▶ TASK DETAILS:
Write out the entire listing below exactly, with the pictures left out.

▶ SUPPLIED INFORMATION:
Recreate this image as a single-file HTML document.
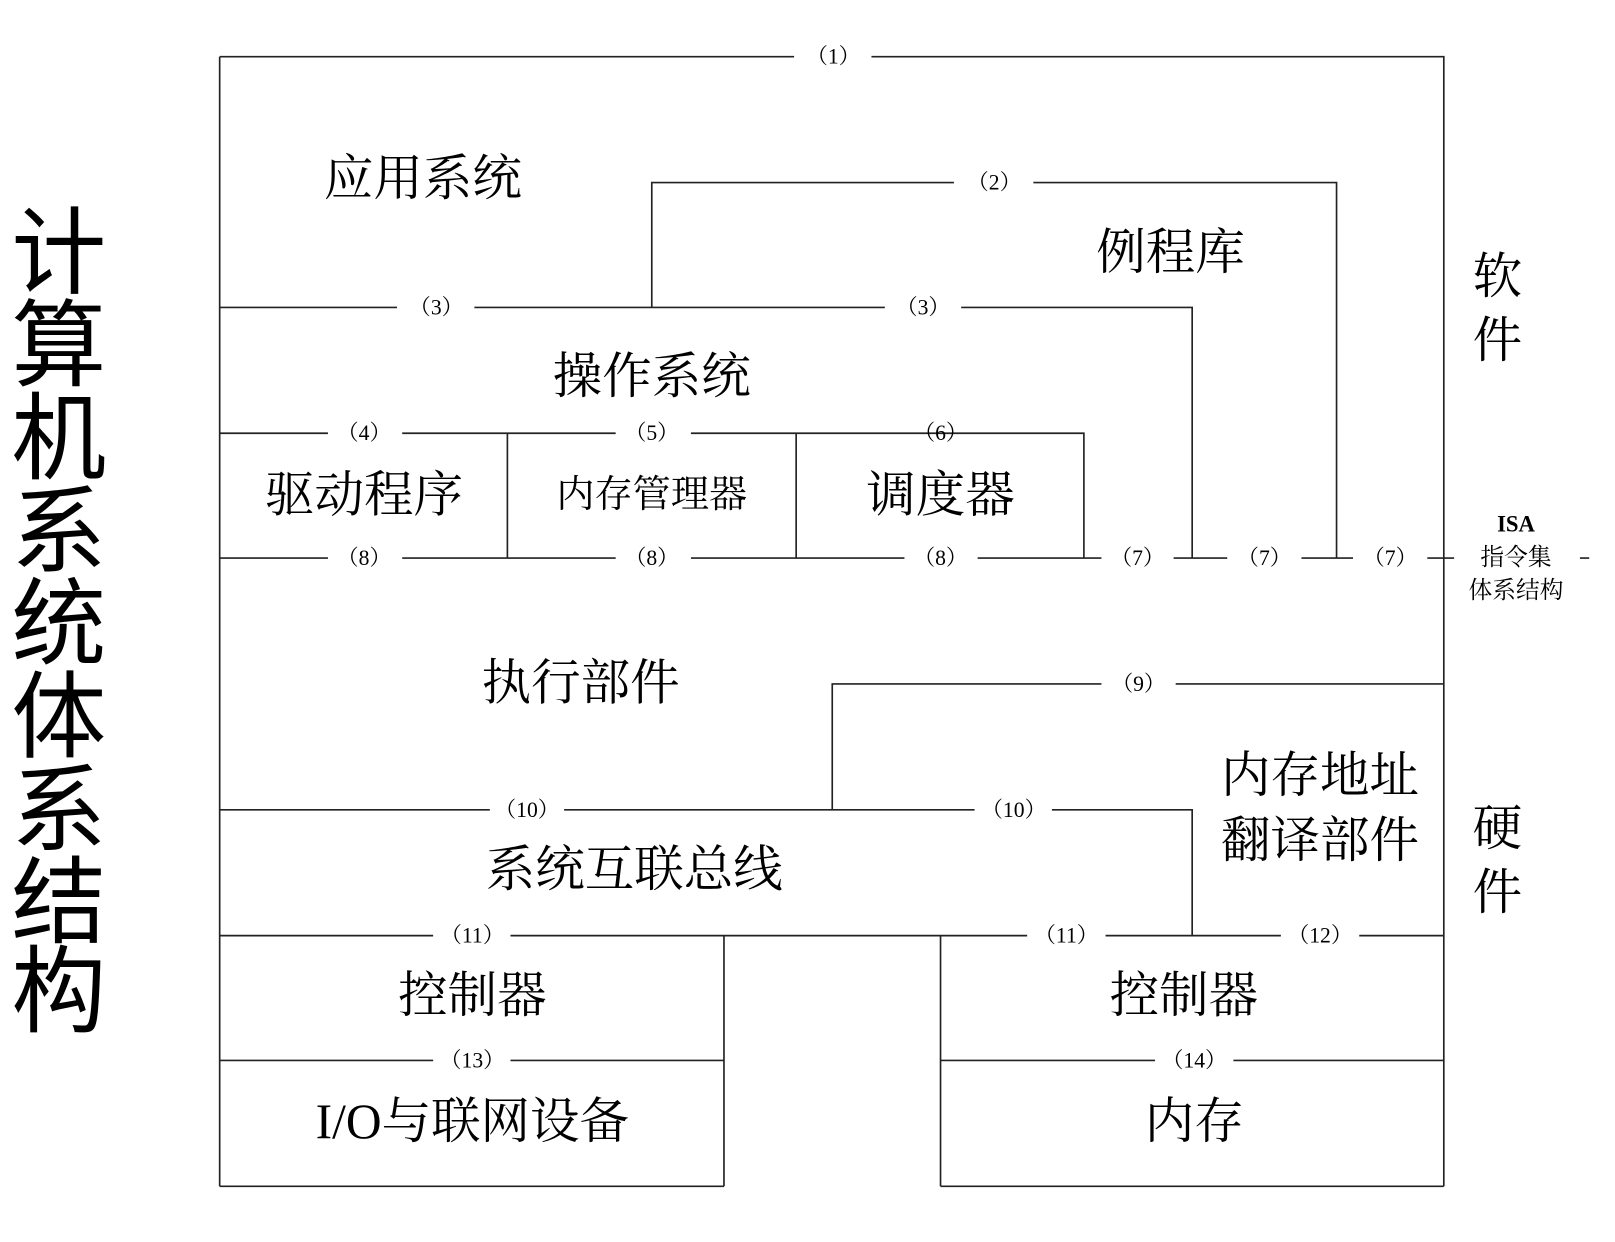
<!DOCTYPE html>
<html><head><meta charset="utf-8"><style>
html,body{margin:0;padding:0;background:#fff;}
svg{display:block;}
.s{font-family:"Liberation Serif","Noto Serif CJK SC",serif;fill:#000;}
.l{font-size:21px;}
.b{font-size:48px;}
</style></head><body>
<svg width="1615" height="1242" viewBox="0 0 1566 1204" preserveAspectRatio="none" xmlns="http://www.w3.org/2000/svg">
<g stroke="#222" stroke-width="1.6" fill="none">
<!-- outer -->
<path d="M213 55 H770 M845 55 H1400 V1150 M213 55 V1150"/>
<!-- (2) -->
<path d="M632 298 V177 H925 M1002 177 H1296 V541"/>
<!-- (3) -->
<path d="M213 298 H385 M460 298 H858 M932 298 H1156 V541"/>
<!-- y420 -->
<path d="M213 420 H318 M390 420 H597 M670 420 H1051 V541 M492 420 V541 M772 420 V541"/>
<!-- y541 -->
<path d="M213 541 H318 M390 541 H597 M670 541 H877 M948 541 H1068 M1138 541 H1190 M1262 541 H1312 M1384 541 H1410 M1532 541 H1541"/>
<!-- (9) -->
<path d="M807 785 V663 H1068 M1140 663 H1400"/>
<!-- y785 -->
<path d="M213 785 H475 M547 785 H945 M1020 785 H1156 V907"/>
<!-- y907 -->
<path d="M213 907 H420 M495 907 H996 M1072 907 H1242 M1318 907 H1400 M702 907 V1150 M912 907 V1150"/>
<!-- y1028 -->
<path d="M213 1028 H420 M495 1028 H702 M912 1028 H1120 M1196 1028 H1400"/>
<!-- bottom -->
<path d="M213 1150 H702 M912 1150 H1400"/>
</g>
<g class="s l" text-anchor="middle" dominant-baseline="central">
<text x="808" y="55">（1）</text>
<text x="964" y="177">（2）</text>
<text x="423" y="298">（3）</text>
<text x="895" y="298">（3）</text>
<text x="353" y="420">（4）</text>
<text x="632" y="420">（5）</text>
<text x="912" y="420">（6）</text>
<text x="353" y="541">（8）</text>
<text x="632" y="541">（8）</text>
<text x="912" y="541">（8）</text>
<text x="1103" y="541">（7）</text>
<text x="1226" y="541">（7）</text>
<text x="1348" y="541">（7）</text>
<text x="1104" y="663">（9）</text>
<text x="511" y="785">（10）</text>
<text x="983" y="785">（10）</text>
<text x="458" y="907">（11）</text>
<text x="1034" y="907">（11）</text>
<text x="1280" y="907">（12）</text>
<text x="458" y="1028">（13）</text>
<text x="1158" y="1028">（14）</text>
</g>
<g class="s b" text-anchor="middle" dominant-baseline="central">
<text x="410" y="173">应用系统</text>
<text x="1135" y="245">例程库</text>
<text x="632" y="365">操作系统</text>
<text x="353" y="480">驱动程序</text>
<text x="632" y="480" style="font-size:37px">内存管理器</text>
<text x="912" y="480">调度器</text>
<text x="563" y="662">执行部件</text>
<text x="1280" y="752">内存地址</text>
<text x="1280" y="815">翻译部件</text>
<text x="615" y="843">系统互联总线</text>
<text x="458" y="965">控制器</text>
<text x="1148" y="965">控制器</text>
<text x="458" y="1087">I/O与联网设备</text>
<text x="1158" y="1087">内存</text>
<text x="1452" y="268">软</text>
<text x="1452" y="330">件</text>
<text x="1452" y="803">硬</text>
<text x="1452" y="865">件</text>
<text x="1470" y="508" style="font-size:22px;font-weight:bold">ISA</text>
<text x="1470" y="541" style="font-size:23px">指令集</text>
<text x="1470" y="573" style="font-size:23px">体系结构</text>
</g>
<g style="font-family:'Liberation Sans','Noto Sans CJK SC',sans-serif;font-size:92px" text-anchor="middle" dominant-baseline="central" fill="#000">
<text x="57" y="246">计</text>
<text x="57" y="336">算</text>
<text x="57" y="426">机</text>
<text x="57" y="516">系</text>
<text x="57" y="606">统</text>
<text x="57" y="696">体</text>
<text x="57" y="786">系</text>
<text x="57" y="876">结</text>
<text x="57" y="962">构</text>
</g>
</svg>
</body></html>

▶ SOLUTION TO THIS PROBLEM:
Recreate this image as a single-file HTML document.
<!DOCTYPE html>
<html><head><meta charset="utf-8"><style>
html,body{margin:0;padding:0;background:#fff;}
svg{display:block;}
.s{font-family:"Liberation Serif","Noto Serif CJK SC",serif;fill:#000;}
.l{font-size:21px;}
.b{font-size:48px;}
</style></head><body>
<svg width="1615" height="1242" viewBox="0 0 1566 1204" preserveAspectRatio="none" xmlns="http://www.w3.org/2000/svg">
<g stroke="#222" stroke-width="1.6" fill="none">
<!-- outer -->
<path d="M213 55 H770 M845 55 H1400 V1150 M213 55 V1150"/>
<!-- (2) -->
<path d="M632 298 V177 H925 M1002 177 H1296 V541"/>
<!-- (3) -->
<path d="M213 298 H385 M460 298 H858 M932 298 H1156 V541"/>
<!-- y420 -->
<path d="M213 420 H318 M390 420 H597 M670 420 H1051 V541 M492 420 V541 M772 420 V541"/>
<!-- y541 -->
<path d="M213 541 H318 M390 541 H597 M670 541 H877 M948 541 H1068 M1138 541 H1190 M1262 541 H1312 M1384 541 H1410 M1532 541 H1541"/>
<!-- (9) -->
<path d="M807 785 V663 H1068 M1140 663 H1400"/>
<!-- y785 -->
<path d="M213 785 H475 M547 785 H945 M1020 785 H1156 V907"/>
<!-- y907 -->
<path d="M213 907 H420 M495 907 H996 M1072 907 H1242 M1318 907 H1400 M702 907 V1150 M912 907 V1150"/>
<!-- y1028 -->
<path d="M213 1028 H420 M495 1028 H702 M912 1028 H1120 M1196 1028 H1400"/>
<!-- bottom -->
<path d="M213 1150 H702 M912 1150 H1400"/>
</g>
<g class="s l" text-anchor="middle" dominant-baseline="central">
<text x="808" y="55">（1）</text>
<text x="964" y="177">（2）</text>
<text x="423" y="298">（3）</text>
<text x="895" y="298">（3）</text>
<text x="353" y="420">（4）</text>
<text x="632" y="420">（5）</text>
<text x="912" y="420">（6）</text>
<text x="353" y="541">（8）</text>
<text x="632" y="541">（8）</text>
<text x="912" y="541">（8）</text>
<text x="1103" y="541">（7）</text>
<text x="1226" y="541">（7）</text>
<text x="1348" y="541">（7）</text>
<text x="1104" y="663">（9）</text>
<text x="511" y="785">（10）</text>
<text x="983" y="785">（10）</text>
<text x="458" y="907">（11）</text>
<text x="1034" y="907">（11）</text>
<text x="1280" y="907">（12）</text>
<text x="458" y="1028">（13）</text>
<text x="1158" y="1028">（14）</text>
</g>
<g class="s b" text-anchor="middle" dominant-baseline="central">
<text x="410" y="173">应用系统</text>
<text x="1135" y="245">例程库</text>
<text x="632" y="365">操作系统</text>
<text x="353" y="480">驱动程序</text>
<text x="632" y="480" style="font-size:37px">内存管理器</text>
<text x="912" y="480">调度器</text>
<text x="563" y="662">执行部件</text>
<text x="1280" y="752">内存地址</text>
<text x="1280" y="815">翻译部件</text>
<text x="615" y="843">系统互联总线</text>
<text x="458" y="965">控制器</text>
<text x="1148" y="965">控制器</text>
<text x="458" y="1087">I/O与联网设备</text>
<text x="1158" y="1087">内存</text>
<text x="1452" y="268">软</text>
<text x="1452" y="330">件</text>
<text x="1452" y="803">硬</text>
<text x="1452" y="865">件</text>
<text x="1470" y="508" style="font-size:22px;font-weight:bold">ISA</text>
<text x="1470" y="541" style="font-size:23px">指令集</text>
<text x="1470" y="573" style="font-size:23px">体系结构</text>
</g>
<g style="font-family:'Liberation Sans','Noto Sans CJK SC',sans-serif;font-size:92px" text-anchor="middle" dominant-baseline="central" fill="#000">
<text x="57" y="246">计</text>
<text x="57" y="336">算</text>
<text x="57" y="426">机</text>
<text x="57" y="516">系</text>
<text x="57" y="606">统</text>
<text x="57" y="696">体</text>
<text x="57" y="786">系</text>
<text x="57" y="876">结</text>
<text x="57" y="962">构</text>
</g>
</svg>
</body></html>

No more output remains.